California sues Trump over National Guard deployment amid L.A. immigration protests
Suit harkens back to Alabama’s Civil Rights-era clashes

California Governor Gavin Newsom and Attorney General Rob Bonta announced Monday that the State will sue the Trump administration. The lawsuit challenges President Trump’s decision to federalize the California National Guard and deploy troops to Los Angeles to respond to immigration–related protests — a move they say is unconstitutional.
President Trump signed a Presidential Memorandum on Saturday, June 7, federalizing 2,000 National Guardsmen and directing Secretary of Defense Pete Hegseth to use them “to temporarily protect ICE and other United States Government personnel who are performing Federal functions, including the enforcement of Federal law, and to protect Federal property, at locations where protests against these functions are occurring or are likely to occur based on current threat assessments and planned operations.” The Memorandum also states that “the Secretary of Defense may employ any other members of the regular Armed Forces as necessary to augment and support the protection of Federal functions and property in any number determined appropriate in his discretion.”
Tensions boiled over in Los Angeles this weekend after ICE initiated large-scale workplace raids starting Friday.

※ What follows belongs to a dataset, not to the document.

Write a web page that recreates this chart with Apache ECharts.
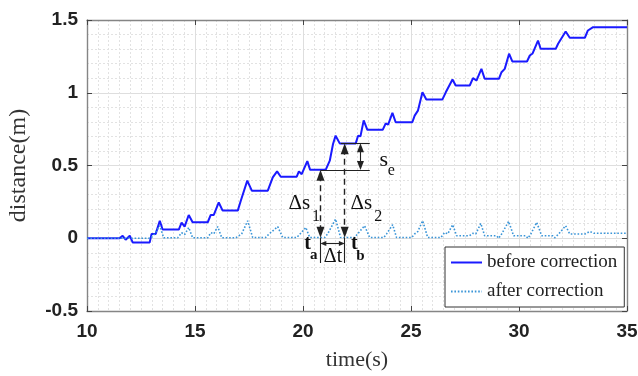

Thousands took to the streets by Sunday. Protesters blocked a freeway, set multiple self-driving Waymo cars ablaze, and clashed with law enforcement. Police and National Guard units used tear gas, rubber bullets, and flash–bangs to disperse crowds and declare the gatherings an unlawful assembly.
In a Monday post on X, Newsom wrote:
“He flamed the fires and illegally acted to federalize the National Guard. The order he signed doesn’t just apply to CA. It will allow him to go into ANY STATE and do the same thing. We’re suing him.”

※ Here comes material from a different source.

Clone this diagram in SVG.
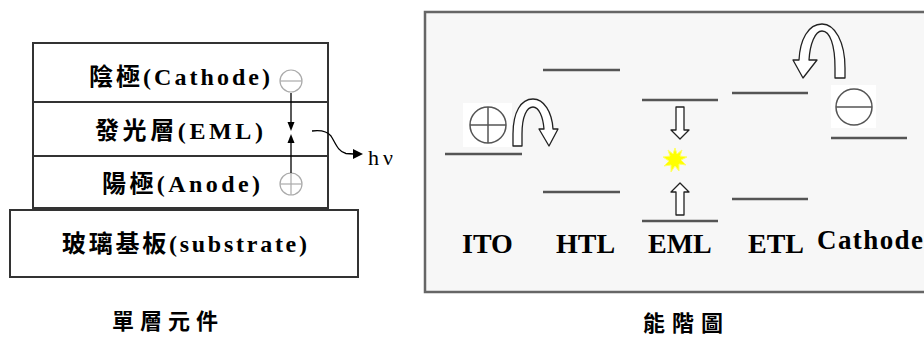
<svg xmlns="http://www.w3.org/2000/svg" width="924" height="338" viewBox="0 0 924 338">
<style>
.box{fill:#fff;stroke:#333;stroke-width:2}
.lbl{font-family:"Liberation Serif","Noto Sans CJK TC",serif;font-weight:bold;fill:#000}
.lvl{stroke:#555;stroke-width:2.5;fill:none}
.hollow{fill:#fff;stroke:#222;stroke-width:1.3;stroke-linejoin:round}
.lc{fill:none;stroke:#aaa;stroke-width:1.2}
.rc{fill:none;stroke:#555;stroke-width:1.5}
.wbg{fill:#fff}
</style>
<rect width="924" height="338" fill="#fff"/>

<g id="device-stack">
  <rect class="box" x="33" y="43" width="295" height="165"/>
  <line x1="33" y1="102" x2="328" y2="102" stroke="#333" stroke-width="2"/>
  <line x1="33" y1="156" x2="328" y2="156" stroke="#333" stroke-width="2"/>
  <rect class="box" x="10" y="210" width="348" height="67"/>
</g>
<g id="cathode-layer">
  <text class="lbl" x="89" y="85" font-size="24" textLength="181" lengthAdjust="spacing">陰極(Cathode)</text>
  <g id="cathode-minus"><circle class="lc" cx="291" cy="81" r="11"/><line x1="280" y1="81" x2="302" y2="81" stroke="#aaa" stroke-width="1.2"/></g>
</g>
<g id="eml-layer">
  <text class="lbl" x="95" y="139" font-size="24" textLength="168" lengthAdjust="spacing">發光層(EML)</text>
</g>
<g id="anode-layer">
  <text class="lbl" x="102" y="192" font-size="24" textLength="158" lengthAdjust="spacing">陽極(Anode)</text>
  <g id="anode-plus"><circle class="lc" cx="291" cy="184" r="11"/><line x1="280" y1="184" x2="302" y2="184" stroke="#aaa" stroke-width="1.2"/><line x1="291" y1="173" x2="291" y2="195" stroke="#aaa" stroke-width="1.2"/></g>
</g>
<g id="substrate">
  <text class="lbl" x="62" y="252" font-size="24" textLength="245" lengthAdjust="spacing">玻璃基板(substrate)</text>
</g>
<g id="hv-label">
  <text x="368" y="165" font-family="Liberation Serif, serif" font-size="22" letter-spacing="4" fill="#000">hν</text>
</g>

<g id="connectors">
  <line x1="291" y1="93" x2="291" y2="124" stroke="#000" stroke-width="1.3"/>
  <polygon points="287.5,122 294.5,122 291,131" fill="#000"/>
  <polygon points="287.5,143 294.5,143 291,134" fill="#000"/>
  <line x1="291" y1="141" x2="291" y2="173" stroke="#000" stroke-width="1.3"/>
  <path d="M312,131 C320,130 327,131 331,136 C335,142 338,152 346,153.5 L354,154" fill="none" stroke="#000" stroke-width="1.3"/>
  <polygon points="353,149 363,154 353,159" fill="#000"/>
</g>

<g id="energy-panel">
  <rect x="425" y="12" width="505" height="280" fill="#f7f7f7" stroke="#666" stroke-width="2.5"/>
</g>
<g id="ito">
  <line class="lvl" x1="445" y1="154" x2="522" y2="154"/>
  <rect class="wbg" x="463" y="103" width="49" height="44"/>
  <circle class="rc" cx="488" cy="125" r="18"/>
  <line x1="470" y1="125" x2="506" y2="125" stroke="#555" stroke-width="1.5"/>
  <line x1="488" y1="107" x2="488" y2="143" stroke="#555" stroke-width="1.5"/>
  <path class="hollow" d="M513,146 L522,146 L522,134 C522,116 527,107 533,107 C539,107 543,117 544,129 L539,129 L549,146 L558,129 L553,129 C552,112 544,99 533,99 C521,99 513,112 513,134 Z"/>
  <text class="lbl" x="462" y="253" font-size="28">ITO</text>
</g>
<g id="htl">
  <line class="lvl" x1="543" y1="70" x2="620" y2="70"/>
  <line class="lvl" x1="543" y1="192" x2="620" y2="192"/>
  <text class="lbl" x="556" y="253" font-size="28">HTL</text>
</g>
<g id="eml">
  <line class="lvl" x1="642" y1="100" x2="718" y2="100"/>
  <line class="lvl" x1="642" y1="221" x2="718" y2="221"/>
  <path class="hollow" d="M676,107 L684,107 L684,130 L689,130 L680,139 L671,130 L676,130 Z"/>
  <path class="hollow" d="M676,215 L684,215 L684,192 L689,192 L680,183 L671,192 L676,192 Z"/>
  <polygon points="675,148 677,154 682,150 680,156 687,157 681,160 686,165 679,164 679,171 675,166 671,172 671,165 664,166 669,161 663,157 670,156 668,150 673,154" fill="#ffff00" stroke="#ffff66" stroke-width="1"/>
  <text class="lbl" x="648" y="253" font-size="28">EML</text>
</g>
<g id="etl">
  <line class="lvl" x1="732" y1="93" x2="808" y2="93"/>
  <line class="lvl" x1="732" y1="199" x2="808" y2="199"/>
  <text class="lbl" x="748" y="253" font-size="28">ETL</text>
</g>
<g id="cathode">
  <line class="lvl" x1="831" y1="138" x2="907" y2="138"/>
  <rect class="wbg" x="831" y="85" width="45" height="43"/>
  <circle class="rc" cx="854" cy="107" r="18"/>
  <line x1="836" y1="107" x2="872" y2="107" stroke="#555" stroke-width="1.5"/>
  <path class="hollow" d="M835,78 L845,78 L845,68 C845,42 835,24 822,24 C808,24 800,40 799,60 L793,60 L803,78 L817,60 L809,60 C810,44 815,31 822,31 C830,31 835,45 835,68 Z"/>
  <text class="lbl" x="817" y="249" font-size="27" textLength="106" lengthAdjust="spacing">Cathode</text>
</g>

<g id="captions">
  <text class="lbl" x="112" y="329" font-size="22" letter-spacing="6" font-family="Noto Sans CJK TC, sans-serif">單層元件</text>
  <text class="lbl" x="643" y="331" font-size="22" letter-spacing="7" font-family="Noto Sans CJK TC, sans-serif">能階圖</text>
</g>
</svg>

He previously teased the lawsuit during an MSNBC interview Sunday, calling the move “illegal and immoral.”
The planned legal action will argue that the deployment violates both the Insurrection Act and the Posse Comitatus Act, and that federal authorities failed to coordinate with the State as required — marking the first such action in roughly 60 years.
Early Monday, Trump called for broader military intervention on Truth Social, posting:
“Looking really bad in L.A. BRING IN THE TROOPS!!!”
The President later posted:
“If they spit, we will hit.” This is a statement from the President of the United States concerning the catastrophic Gavin Newscum inspired Riots going on in Los Angeles. The Insurrectionists have a tendency to spit in the face of the National Guardsmen/women, and others. These Patriots are told to accept this, it’s just the way life runs. But not in the Trump Administration. IF THEY SPIT, WE WILL HIT, and I promise you they will be hit harder than they have ever been hit before. Such disrespect will not be tolerated!”
The clash between President Trump and Governor Newsom harkens back to one that unfolded in Alabama more than 60 years ago. In 1963, President John F. Kennedy federalized the Alabama National Guard after Governor George C. Wallace attempted to block two Black students, Vivian Malone and James Hood, from enrolling at the University of Alabama. The “Stand in the Schoolhouse Door,” became a defining episode in the Civil Rights Era.
Again in 1965, President Lyndon B. Johnson federalized the Alabama Guard to protect Civil Rights marchers during the Selma to Montgomery marches. State troopers and local law enforcement had brutally attacked demonstrators on the Edmund Pettus Bridge in what became known as “Bloody Sunday.” Johnson’s action allowed the march to proceed peacefully under the watch of federal troops.
On Sunday, Trump spent the day at Camp David. He will return to the White House at lunchtime Monday, ahead of an afternoon roundtable on “Investing in America.”